«Cuantas veces siendo niño te recé, con mis
besos te decía que te amaba, poco a poco
con el tiempo olvidándome de Ti, por
caminos que se alejan me perdí,
por caminos que se alejan me perdí.

HOY HE VUELTO MADRE A RECORDAR
CUANTAS COSAS DIJE ANTE TU ALTAR
Y AL REZARTE PUEDO COMPRENDER, QUE
UNA MADRE NO SE CANSA DE ESPERAR.»

Esta conocida canción del gran músico Cesáreo Gabaráin, nació de una experiencia personal. Un día le invitaron a comer en casa de una familia agradecida por su labor pastoral. Cuando llegó para compartir la mesa  se percató de que había una silla vacía y cubiertos para un comensal más. Comenzando la fraternal comida y extrañado por la ausencia de dicha persona, se atrevió a lanzar la pregunta de si esperaban alguien más para comer. La madre, una mujer curtida por los dolores de la vida, se adelantó a responder explicando al sacerdote que aquella silla vacía era para un hijo que hacía bastante tiempo se había marchado de casa y esperando a que volviera a la hora de la comida, nunca regresó. Pero aquella mujer no perdía la esperanza de que un día su hijo apareciera a esa misma hora, para compartir la mesa, como si nunca si hubiera ido. Y por eso, todos los días, seguía manteniendo la silla preparada y los cubiertos puestos. Porque el amor de una madre no se cansa de esperar.
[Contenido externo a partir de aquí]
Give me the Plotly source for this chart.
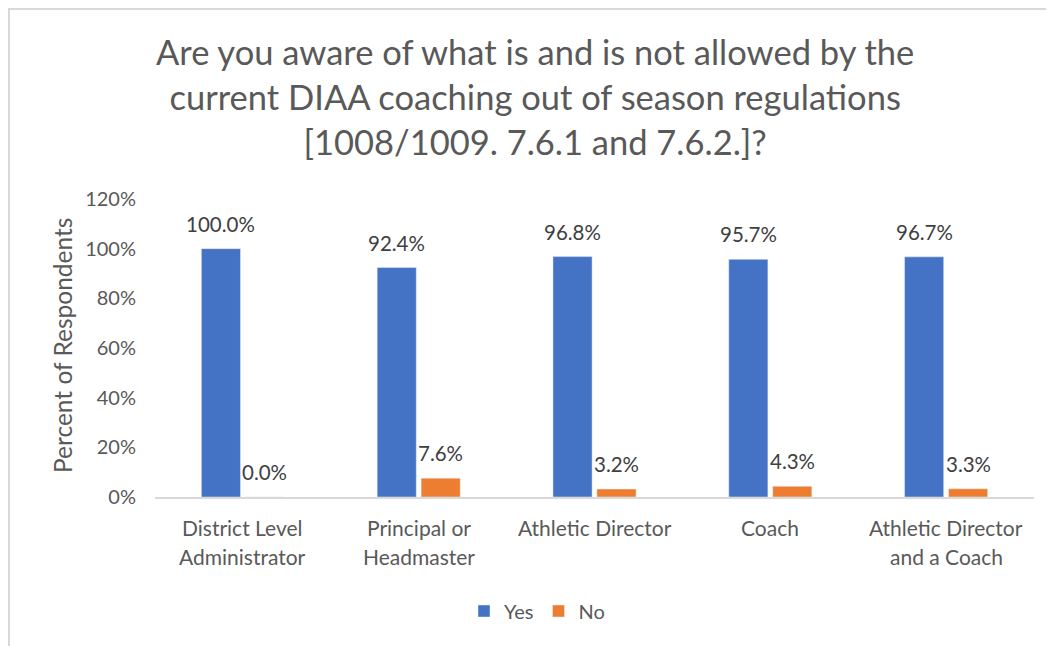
import plotly.graph_objects as go

categories = ["District Level\nAdministrator", "Principal or\nHeadmaster", "Athletic Director", "Coach", "Athletic Director\nand a Coach"]
yes_vals = [1.000, 0.924, 0.968, 0.957, 0.967]
no_vals = [0.000, 0.076, 0.032, 0.043, 0.033]
y_ticks = [0, 0.2, 0.4, 0.6, 0.8, 1.0, 1.2]
y_ticktext = ["0%", "20%", "40%", "60%", "80%", "100%", "120%"]
title_text = "Are you aware of what is and is not allowed by the<br>current DIAA coaching out of season regulations<br>[1008/1009. 7.6.1 and 7.6.2.]?"

FONT = "Lato"
GRAY = "#595959"
OFF = 8  # page body margin
W, H = 1054, 646
# plot area in page coordinates: x 155..1034, y 199..497
PX0, PX1, PY0, PY1 = 155, 1034, 199, 497
L = PX0 - OFF
T = PY0 - OFF
R = W - (PX1 - OFF)
B = H - (PY1 - OFF)
PW = PX1 - PX0
PH = PY1 - PY0

def px_x(x):
    return (x - PX0) / PW

def px_y(y):
    return (PY1 - y) / PH

fig = go.Figure()
fig.add_trace(go.Bar(name="Yes", x=categories, y=yes_vals, marker=dict(color="#4472C4")))
fig.add_trace(go.Bar(name="No", x=categories, y=no_vals, marker=dict(color="#ED7D31")))

annotations = []
# data labels
for vals, shift in ((yes_vals, -22), (no_vals, 22)):
    for c, v in zip(categories, vals):
        annotations.append(dict(x=c, y=v, xref="x", yref="y", text=f"{v*100:.1f}%",
                                showarrow=False, xshift=shift, yshift=25, yanchor="middle",
                                font=dict(family=FONT, size=20.5, color="#404040")))
# category labels
for c in categories:
    for i, line in enumerate(c.split("\n")):
        annotations.append(dict(x=c, y=px_y(527 + 29 * i), xref="x", yref="paper", text=line,
                                showarrow=False, yanchor="middle",
                                font=dict(family=FONT, size=21, color=GRAY)))
# y axis title
annotations.append(dict(x=px_x(62), y=px_y(346), xref="paper", yref="paper", text="Percent of Respondents",
                        textangle=-90, showarrow=False, xanchor="center", yanchor="middle",
                        font=dict(family=FONT, size=24.5, color=GRAY)))
# title
annotations.append(dict(x=px_x(535), y=px_y(97), xref="paper", yref="paper", text=title_text,
                        showarrow=False, xanchor="center", yanchor="middle",
                        font=dict(family=FONT, size=34.5, color=GRAY)))

fig.update_layout(
    width=W, height=H,
    margin=dict(l=L, r=R, t=T, b=B),
    paper_bgcolor="white", plot_bgcolor="white",
    barmode="group", bargap=0.5, bargroupgap=0.11,
    annotations=annotations,
    showlegend=True,
    legend=dict(orientation="h", x=px_x(537), xanchor="center", y=px_y(611), yanchor="middle",
                font=dict(family=FONT, size=20, color=GRAY), traceorder="normal"),
    shapes=[dict(type="rect", xref="paper", yref="paper",
                 x0=px_x(9), x1=px_x(W + 40), y0=px_y(H + 40), y1=px_y(9),
                 line=dict(color="#d9d9d9", width=2), fillcolor="rgba(0,0,0,0)", layer="below")],
    font=dict(family=FONT, color=GRAY),
)
fig.update_xaxes(showticklabels=False, showline=True, linecolor="#d9d9d9", linewidth=1.5,
                 showgrid=False, ticks="")
fig.update_yaxes(range=[0, 1.2], tickvals=y_ticks, ticktext=y_ticktext, showgrid=False,
                 showline=False, zeroline=False, ticks="outside", ticklen=14, tickcolor="rgba(0,0,0,0)",
                 tickfont=dict(family=FONT, size=20, color=GRAY))

fig.write_html("out.html")
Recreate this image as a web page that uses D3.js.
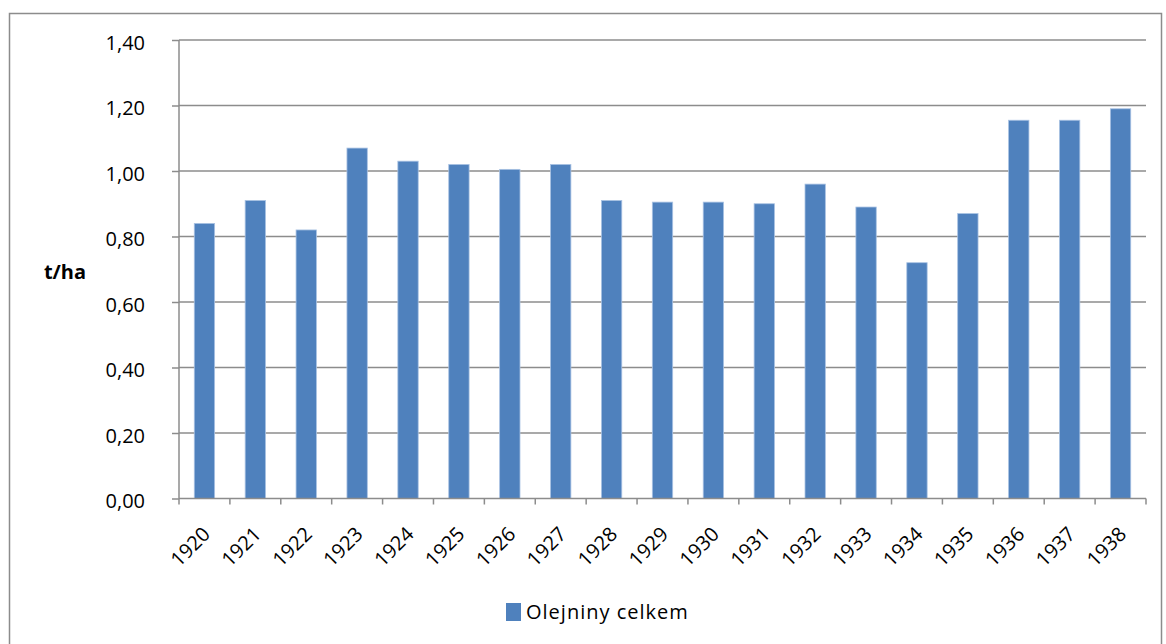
<!DOCTYPE html>
<html>
<head>
<meta charset="utf-8">
<script src="https://cdn.jsdelivr.net/npm/d3@7"></script>
<style>
  body { margin: 0; background: #fff; }
  svg { display: block; font-family: "Open Sans", sans-serif; }
</style>
</head>
<body>
<div id="chart"></div>
<script>
// data
var years = ["1920","1921","1922","1923","1924","1925","1926","1927","1928","1929",
             "1930","1931","1932","1933","1934","1935","1936","1937","1938"];
var yields = [0.84, 0.91, 0.82, 1.07, 1.03, 1.02, 1.005, 1.02, 0.91, 0.905,
              0.905, 0.90, 0.96, 0.89, 0.72, 0.87, 1.155, 1.155, 1.19];
var yTicks = [0, 0.2, 0.4, 0.6, 0.8, 1.0, 1.2, 1.4];
var seriesName = "Olejniny celkem";
var yTitle = "t/ha";

var width = 1166, height = 644;
var margin = {top: 40, left: 179};
var plotW = 967, plotH = 458.5;
var fontSize = 20;

var svg = d3.select("#chart").append("svg")
    .attr("width", width)
    .attr("height", height);

// outer chart border
svg.append("rect")
    .attr("x", 9.5).attr("y", 13.5)
    .attr("width", 1152).attr("height", 640)
    .attr("fill", "none")
    .attr("stroke", "#8c8c8c")
    .attr("stroke-width", 1.5);

var g = svg.append("g").attr("transform", "translate(" + margin.left + "," + margin.top + ")");

var x = d3.scaleBand().domain(years).range([0, plotW]).paddingInner(0.6).paddingOuter(0.3);
var y = d3.scaleLinear().domain([0, 1.4]).range([plotH, 0]);

var fmt = function(d) { return d3.format(".2f")(d).replace(".", ","); };

// gridlines
g.selectAll("line.grid")
    .data(yTicks.slice(1))
    .enter().append("line")
    .attr("class", "grid")
    .attr("x1", 0).attr("x2", plotW)
    .attr("y1", function(d) { return y(d); })
    .attr("y2", function(d) { return y(d); })
    .attr("stroke", "#8c8c8c")
    .attr("stroke-width", 1.5);

// bars
g.selectAll("rect.bar")
    .data(yields)
    .enter().append("rect")
    .attr("class", "bar")
    .attr("x", function(d, i) { return x(years[i]); })
    .attr("y", function(d) { return y(d); })
    .attr("width", x.bandwidth())
    .attr("height", function(d) { return y(0) - y(d); })
    .attr("fill", "#4f81bd")
    .attr("stroke", "#a9c2e3")
    .attr("stroke-width", 0.8);

// y axis
var yAxis = g.append("g")
    .call(d3.axisLeft(y).tickValues(yTicks).tickFormat(fmt).tickSize(7).tickPadding(27));
yAxis.select(".domain").attr("stroke", "#8c8c8c").attr("stroke-width", 1.5).attr("d", "M0,0V" + plotH);
yAxis.selectAll(".tick line").attr("stroke", "#8c8c8c").attr("stroke-width", 1.5);
yAxis.selectAll(".tick text")
    .attr("font-size", fontSize)
    .attr("fill", "#000")
    .attr("dy", "0.45em")
    .attr("font-family", "'Open Sans', sans-serif");

// x axis: ticks at band boundaries
var xAxisG = g.append("g").attr("transform", "translate(0," + plotH + ")");
xAxisG.append("line")
    .attr("x1", 0).attr("x2", plotW)
    .attr("stroke", "#8c8c8c").attr("stroke-width", 1.5);
var step = x.step();
xAxisG.selectAll("line.xt")
    .data(d3.range(years.length + 1))
    .enter().append("line")
    .attr("class", "xt")
    .attr("x1", function(i) { return i * step; })
    .attr("x2", function(i) { return i * step; })
    .attr("y1", 0).attr("y2", 6)
    .attr("stroke", "#8c8c8c").attr("stroke-width", 1.5);
xAxisG.selectAll("text")
    .data(years)
    .enter().append("text")
    .attr("transform", function(d) {
        return "translate(" + (x(d) + x.bandwidth() / 2 + 7) + ",37)rotate(-45)";
    })
    .attr("text-anchor", "end")
    .attr("font-size", fontSize)
    .attr("font-family", "'Open Sans', sans-serif")
    .attr("fill", "#000")
    .text(function(d) { return d; });

// y title
svg.append("text")
    .attr("x", 65).attr("y", 279)
    .attr("text-anchor", "middle")
    .attr("font-weight", "bold")
    .attr("font-size", fontSize)
    .attr("font-family", "'Open Sans', sans-serif")
    .text(yTitle);

// legend
var leg = svg.append("g").attr("transform", "translate(506,603)");
leg.append("rect").attr("width", 15).attr("height", 18).attr("fill", "#4f81bd");
leg.append("text")
    .attr("x", 20).attr("y", 16)
    .attr("font-size", fontSize)
    .attr("letter-spacing", 1)
    .attr("font-family", "'Open Sans', sans-serif")
    .text(seriesName);
</script>
</body>
</html>
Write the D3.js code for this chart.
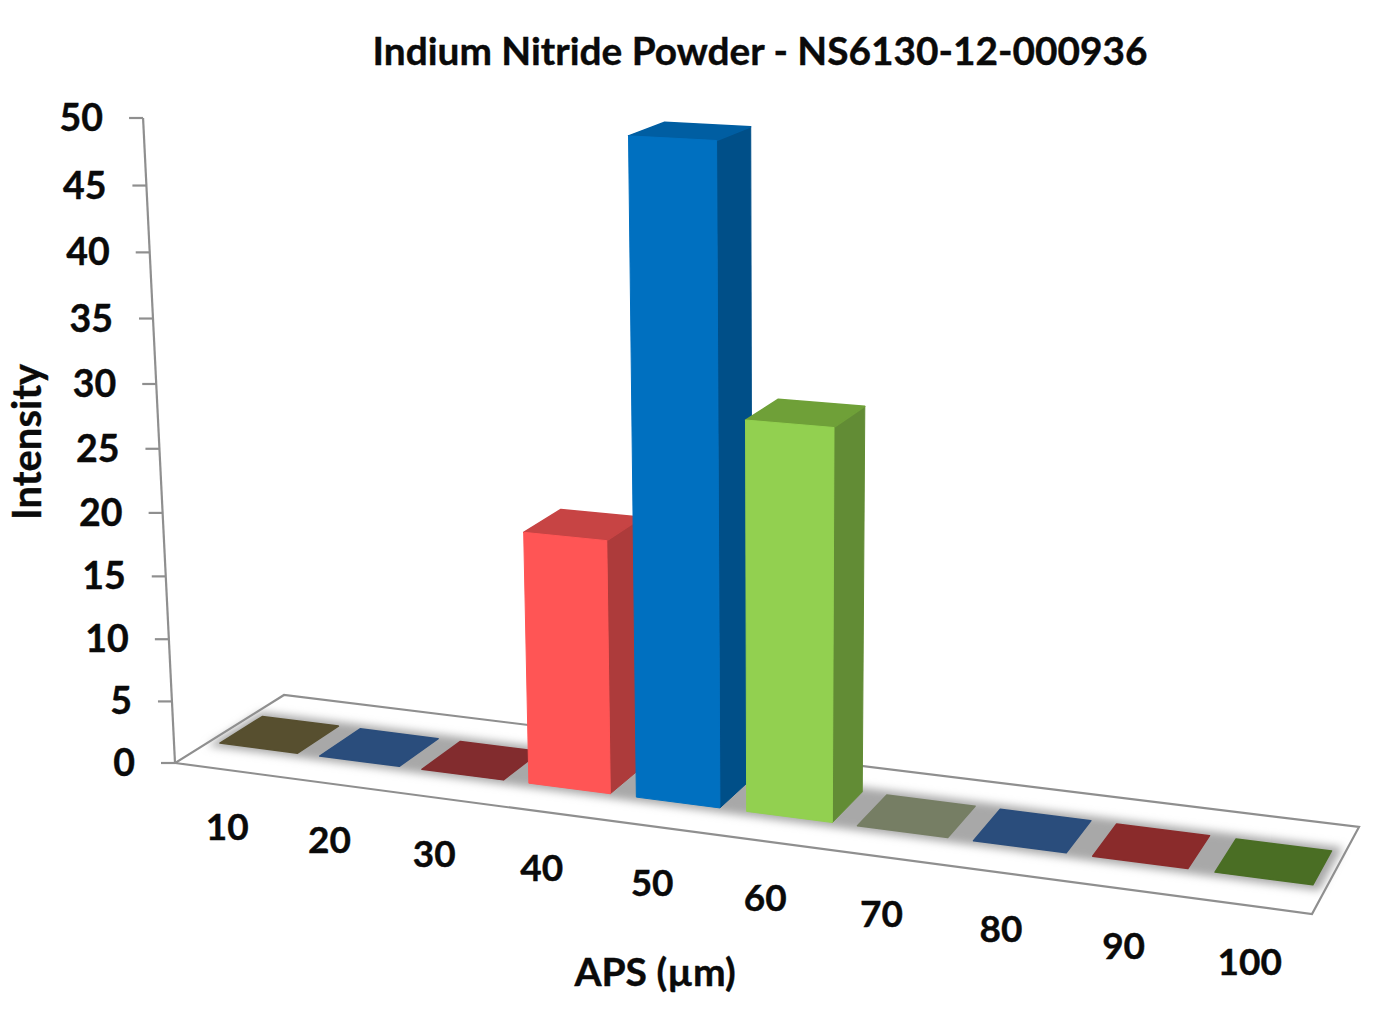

Jesús frente a la acusación de los fariseos de hacer algo indebido compartiendo mesa con pecadores e indeseables, hace el mejor de los alegatos que jamás se han proclamado: la parábola del hijo pródigo o del «Padre lleno de misericordia». Ese es nuestro Dios. No conozco a otro Dios fuera de Él. No hay mejor radiografía de las entrañas de Dios-Amor que este tremendo relato. En la vida entregada por Jesús, la ira de Dios iba a ser olvidada para siempre. Si la ira de Dios era el dolor y la indignación ante la infidelidad perseverante de su pueblo elegido, en Cristo se ha revelado que pesa más el horror de perder a sus hijos. Así ya lo cantaba el salmo 115: «mucho le cuesta al Señor la muerte de sus fieles». Aunque el dolor del abandono del hogar por parte del hijo menor hiere profundamente el amor del Padre, es infinitamente más liviano que la inmensa alegría de volverlo a ver, de tenerle en casa, de evitar la muerte y llegar a la vida.

Dios nunca ha tirado la toalla por nosotros. Acompaña de cerca nuestras torpezas, vive en sí nuestras amarguras, y las angustias de tantos momentos de esclavitud. Siente cómo nos debatimos en la lucha de la vida, pero nunca nos da por derrotados. Espera hasta el final, nunca tirará la toalla. «Vuelve», repite continuamente si nos alejamos del amor. «No veo tu fango, te veo a tí», susurra cuando somos incapaces de mirarnos al espejo. Como decía el Papa Francisco, «te cansas tú, pero Él no se cansa de perdonarte». Como canta el salmo 135:  «porque es eterna su misericordia, porque es infinito su amor».

Hermano y hermana que caminamos juntos en esta historia. Es la hora, sí, es la hora de dejarte abrazar por el Padre. Es la hora de abrazar al hermano como el Padre nos ha enseñado. Es la hora en que sólo triunfará la justicia y la verdad en este mundo, cuando a nuestra escala, triunfe esta paciencia, este desinterés, esta gratuidad,… sin reproches, sin aquello de «te lo dije»… Es la hora de pedirle al Espíritu que limpie el lodo de los resentimientos y de los pequeños odios. ¿Cómo no voy a dar yo una segunda oportunidad al hermano, cuando Él me la ofrece a mí continuamente? Por tí Señor, por ese amor de misericordia que tienes conmigo. Y aunque aquello que se rompió parezca no  poder jamás recomponerse, al menos pide que tu corazón permanezca en el de Cristo Crucificado, que como él, no te canses de esperarlo.